Now at last Charmides was free to rest. Bazuzu, of course, was in the room; but he, having extinguished the lamp, and making signs that when Charmides was ready to sleep he should put out the torch, laid himself down upon his pallet, and, turning his face to the wall, fell soundly asleep. Charmides did not follow immediately. In the flickering light he knelt down and prayed to his lord, Apollo of the Silver Bow, rendering thanks for the safe accomplishment of his journey, and acknowledging the god-head of Istar, whom, in his heart, he regarded as Artemis incarnate.
His devotions over, he rose, extinguished the torch, and felt his way to the bed.

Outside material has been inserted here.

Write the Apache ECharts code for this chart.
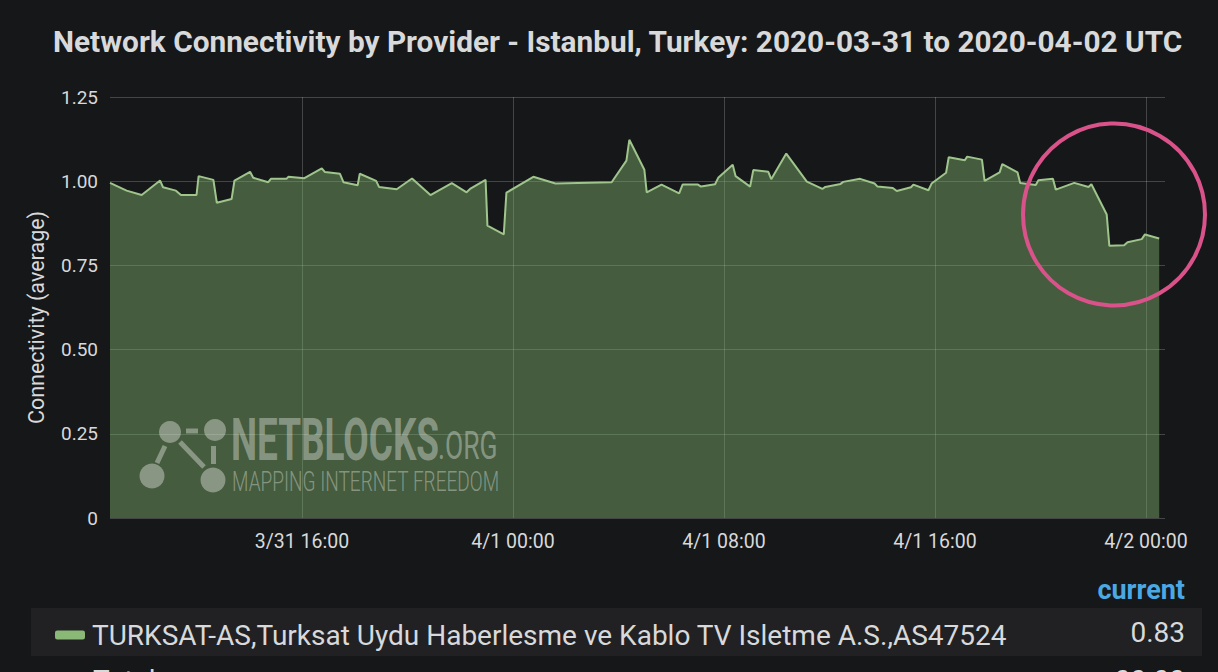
<!DOCTYPE html>
<html>
<head>
<meta charset="utf-8">
<script src="https://cdn.jsdelivr.net/npm/echarts@6/dist/echarts.min.js"></script>
<style>
html,body{margin:0;padding:0;background:#161719;}
#chart{width:1218px;height:672px;}
</style>
</head>
<body>
<div id="chart"></div>
<script>
// ---- data (hours since 2020-03-31 00:00 UTC, connectivity average) ----
const titleText = 'Network Connectivity by Provider - Istanbul, Turkey: 2020-03-31 to 2020-04-02 UTC';
const seriesName = 'TURKSAT-AS,Turksat Uydu Haberlesme ve Kablo TV Isletme A.S.,AS47524';
const yAxisName = 'Connectivity (average)';
const xTickHours = [16, 24, 32, 40, 48];
const xTickLabels = ['3/31 16:00', '4/1 00:00', '4/1 08:00', '4/1 16:00', '4/2 00:00'];
const xRange = [8.72, 48.72];
const yTicks = [0, 0.25, 0.5, 0.75, 1, 1.25];
const yTickLabels = ['0', '0.25', '0.50', '0.75', '1.00', '1.25'];

const hours = [8.72, 9.35, 9.92, 10.62, 10.73, 11.22, 11.41, 12.00, 12.08, 12.64, 12.77, 13.33, 13.44, 14.03, 14.15, 14.72, 14.82, 15.41, 15.48, 16.09,
  16.75, 16.87, 17.44, 17.57, 18.11, 18.19, 18.81, 18.92, 19.59, 20.17, 20.87, 21.68, 22.24, 22.37, 22.96, 23.03, 23.65, 23.75, 24.77, 25.61,
  27.74, 28.30, 28.41, 28.98, 29.07, 29.63, 30.30, 30.43, 31.01, 31.13, 31.66, 31.78, 32.33, 32.44, 32.99, 33.11, 33.68, 33.79, 34.36, 35.14,
  35.73, 35.84, 36.42, 36.52, 37.16, 37.71, 37.82, 38.40, 38.55, 39.09, 39.18, 39.75, 39.87, 40.42, 40.52, 41.13, 41.22, 41.78, 41.88, 42.45,
  42.55, 43.13, 43.23, 43.82, 43.92, 44.47, 44.58, 45.28, 45.82, 45.93, 46.51, 46.61, 47.17, 47.30, 47.84, 47.96, 48.50];
const connectivity = [0.995, 0.972, 0.959, 1.002, 0.982, 0.972, 0.959, 0.959, 1.015, 1.004, 0.936, 0.947, 1.002, 1.028, 1.010, 0.997, 1.007, 1.007, 1.013, 1.009,
  1.038, 1.027, 1.022, 0.997, 0.988, 1.022, 1.001, 0.983, 0.976, 1.008, 0.959, 0.994, 0.967, 0.977, 1.004, 0.868, 0.842, 0.966, 1.013, 0.993,
  0.997, 1.061, 1.123, 1.034, 0.967, 0.990, 0.964, 0.990, 0.990, 0.984, 0.991, 1.010, 1.049, 1.015, 0.984, 1.033, 1.028, 1.006, 1.082, 0.999,
  0.977, 0.983, 0.992, 0.998, 1.007, 0.993, 0.984, 0.980, 0.971, 0.982, 0.990, 0.973, 0.993, 1.025, 1.071, 1.062, 1.073, 1.064, 1.001, 1.026,
  1.051, 1.026, 0.995, 0.989, 1.003, 1.007, 0.975, 0.995, 0.983, 0.991, 0.901, 0.808, 0.810, 0.819, 0.828, 0.842, 0.830];

const legendHeader = 'current';
const totalLabel = 'Total';
const totalValue = '00.00';
const watermarkMain = 'NETBLOCKS';
const watermarkOrg = '.ORG';
const watermarkSub = 'MAPPING INTERNET FREEDOM';

// ---- chart ----
const chart = echarts.init(document.getElementById('chart'), null, {renderer: 'svg'});
const FONT = 'Roboto, "Noto Sans", sans-serif';
const TXT = '#d8d9da';
const WM = 'rgba(255,255,255,0.36)';
const points = hours.map((h, i) => [h, connectivity[i]]);
const currentValue = connectivity[connectivity.length - 1].toFixed(2);

const option = {
  backgroundColor: '#161719',
  animation: false,
  title: {
    text: titleText,
    left: 48,
    top: 21,
    textStyle: {color: TXT, fontFamily: FONT, fontSize: 29.8, fontWeight: 'bold'}
  },
  grid: {left: 110, right: 53, top: 97, bottom: 154, containLabel: false},
  legend: {
    left: 50, top: 616,
    icon: 'roundRect', itemWidth: 30, itemHeight: 9, itemGap: 14,
    textStyle: {color: TXT, fontFamily: FONT, fontSize: 28, padding: [0, 0, 0, 2]},
    data: [seriesName]
  },
  xAxis: {
    type: 'value', min: xRange[0], max: xRange[1],
    axisLine: {show: false},
    axisTick: {show: false, customValues: xTickHours},
    axisLabel: {
      customValues: xTickHours,
      color: TXT, fontFamily: FONT, fontSize: 19.5, margin: 13,
      formatter: v => xTickLabels[xTickHours.indexOf(Math.round(v))] || ''
    },
    splitLine: {show: true, lineStyle: {color: 'rgba(255,255,255,0.2)', width: 1}}
  },
  yAxis: {
    type: 'value', min: 0, max: 1.25, interval: 0.25,
    name: yAxisName, nameLocation: 'middle', nameGap: 63,
    nameTextStyle: {color: TXT, fontFamily: FONT, fontSize: 21.5, padding: [0, 20, 0, 0]},
    axisLine: {show: false}, axisTick: {show: false},
    axisLabel: {
      color: TXT, fontFamily: FONT, fontSize: 19, margin: 12,
      formatter: v => yTickLabels[yTicks.findIndex(t => Math.abs(t - v) < 1e-6)]
    },
    splitLine: {show: true, lineStyle: {color: 'rgba(255,255,255,0.2)', width: 1}}
  },
  series: [{
    name: seriesName,
    type: 'line',
    data: points,
    showSymbol: false,
    symbol: 'none',
    itemStyle: {color: '#8ab877'},
    lineStyle: {color: '#9fc58c', width: 2},
    areaStyle: {color: '#7eb26d', opacity: 0.45},
    z: 2
  }],
  graphic: [
    // legend row background
    {type: 'rect', z: -10, shape: {x: 31, y: 608, width: 1171, height: 48}, style: {fill: '#212124'}},
    {type: 'text', style: {x: 1185, y: 603, text: legendHeader, fill: '#4aa8e4', font: 'bold 27px Roboto, sans-serif', textAlign: 'right', textVerticalAlign: 'bottom'}},
    {type: 'text', style: {x: 1185, y: 632, text: currentValue, fill: TXT, font: '28px Roboto, sans-serif', textAlign: 'right', textVerticalAlign: 'middle'}},
    {type: 'text', style: {x: 93, y: 666, text: totalLabel, fill: TXT, font: '28px Roboto, sans-serif', textAlign: 'left', textVerticalAlign: 'top'}},
    {type: 'text', style: {x: 1185, y: 666, text: totalValue, fill: TXT, font: '28px Roboto, sans-serif', textAlign: 'right', textVerticalAlign: 'top'}},
    // watermark logo
    {type: 'circle', z: 5, shape: {cx: 170, cy: 432, r: 11}, style: {fill: WM}},
    {type: 'circle', z: 5, shape: {cx: 215, cy: 430, r: 11}, style: {fill: WM}},
    {type: 'circle', z: 5, shape: {cx: 152, cy: 476, r: 12.5}, style: {fill: WM}},
    {type: 'circle', z: 5, shape: {cx: 213, cy: 480, r: 12.5}, style: {fill: WM}},
    {type: 'line', z: 5, shape: {x1: 186, y1: 431, x2: 198, y2: 431}, style: {stroke: WM, lineWidth: 5}},
    {type: 'line', z: 5, shape: {x1: 165, y1: 446, x2: 157, y2: 463}, style: {stroke: WM, lineWidth: 5}},
    {type: 'line', z: 5, shape: {x1: 180, y1: 442, x2: 204, y2: 467}, style: {stroke: WM, lineWidth: 5}},
    {type: 'line', z: 5, shape: {x1: 213.5, y1: 446, x2: 213.5, y2: 464}, style: {stroke: WM, lineWidth: 5}},
    {type: 'text', z: 5, x: 231, y: 440, scaleX: 0.615, style: {x: 0, y: 0, text: watermarkMain, fill: WM, font: 'bold 60px Roboto, sans-serif', textAlign: 'left', textVerticalAlign: 'middle'}},
    {type: 'text', z: 5, x: 438, y: 446, scaleX: 0.68, style: {x: 0, y: 0, text: watermarkOrg, fill: WM, font: '39px Roboto, sans-serif', textAlign: 'left', textVerticalAlign: 'middle'}},
    {type: 'text', z: 5, x: 232, y: 482, scaleX: 0.705, style: {x: 0, y: 0, text: watermarkSub, fill: WM, font: '300 27px Roboto, sans-serif', textAlign: 'left', textVerticalAlign: 'middle'}},
    // annotation circle
    {type: 'circle', z: 20, shape: {cx: 1114, cy: 214.5, r: 91}, style: {fill: 'none', stroke: '#d9528a', lineWidth: 4}}
  ]
};
chart.setOption(option);
</script>
</body>
</html>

He sank upon it with a sensation of delight. His weary limbs relaxed, and for a moment his head swam with the relief of the reclining position. Nevertheless, it was some time before he slept. Through the open door-way the cool, sweet breath of the summer night stole in upon him. In the square, black patch of sky visible where he lay came two or three stars: the same stars that had looked on him in Sicily. A sudden spasm of longing and of fear—fear of his strangeness, his helplessness in this vast city, came over him then. From out of the night he heard his mother's voice calling him from the shore of the sea; and he answered her with a moan. For a little time her form stood out before his eyes, clear and luminous against the black background. Then, gradually, the blinding rays of Istar's aureole replaced her, and Istar herself was before him, in all her surpassing beauty. After a time she flashed out of his sight, but not before the thought had come to him, unsummoned, that he had not yet finished with Istar of Babylon in her city; that she, the great, the unapproachable goddess, would need him at some future time to succor her. He smiled at the idea, thinking it a dream. And with the thought of dreams he entered the land of them, nor came forth again till morning dawned.
The night wore along, and there came to be but one sleeper in the room. Black Bazuzu was awake, sitting—no, standing up. He moved noiselessly to the door-way, and picked up there one of the baskets of his own making. With this he crossed the threshold of the door, stepping carefully over the witch's plate, and presently disappeared into the blackness beyond. An hour later he came quietly in again, put his basket into its place, and stopped to listen carefully to the sound of his companion's breathing. It had not changed. With a satisfied nod the slave returned to his couch, laid him gladly down, and slept.